Nanoscale liquid crystal polymer Bragg polarization gratings

We experimentally demonstrate nearly ideal liquid crystal (LC) polymer Bragg polarization gratings (PGs) operating at a visible wavelength of 450 nm and with a sub-wavelength period of 335 nm. Bragg PGs employ the geometric (Pancharatnam-Berry) phase, and have many properties fundamentally different than their isotropic analog. However, until now Bragg PGs with nanoscale periods (e.g., < 800 nm) have not been realized.
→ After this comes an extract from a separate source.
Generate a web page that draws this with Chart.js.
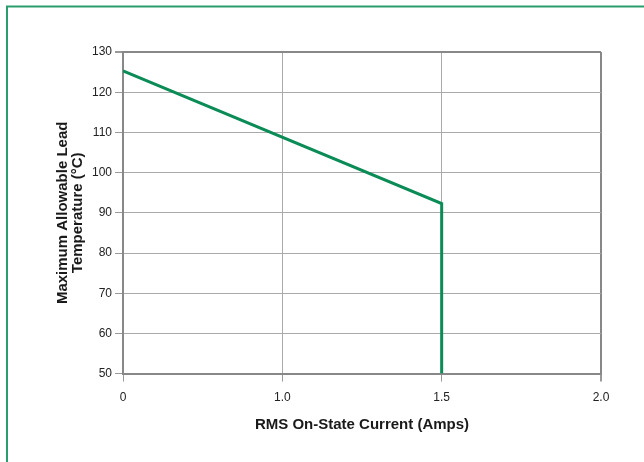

Using photo-alignment polymers and high-birefringence LC materials, we employ multiple thin sublayers to overcome the critical thickness threshold, and use chiral dopants to induce a helical twist that effectively generates a slanted grating. These LC polymer Bragg PGs manifest 85-99% first-order efficiency, 19-29° field-of-view, Q ≈ 17, 200 nm spectral bandwidth, 84° deflection angle in air (in one case), and efficient waveguide-coupling (in another case). Compared to surface-relief and volume-holographic gratings, they show high efficiency with larger angular/spectral bandwidths and potentially simpler fabrication. These nanoscale Bragg PGs manifest a 6π rad/μm phase gradient, the largest reported for a geometric-phase hologram while maintaining a first-order efficiency near 100%.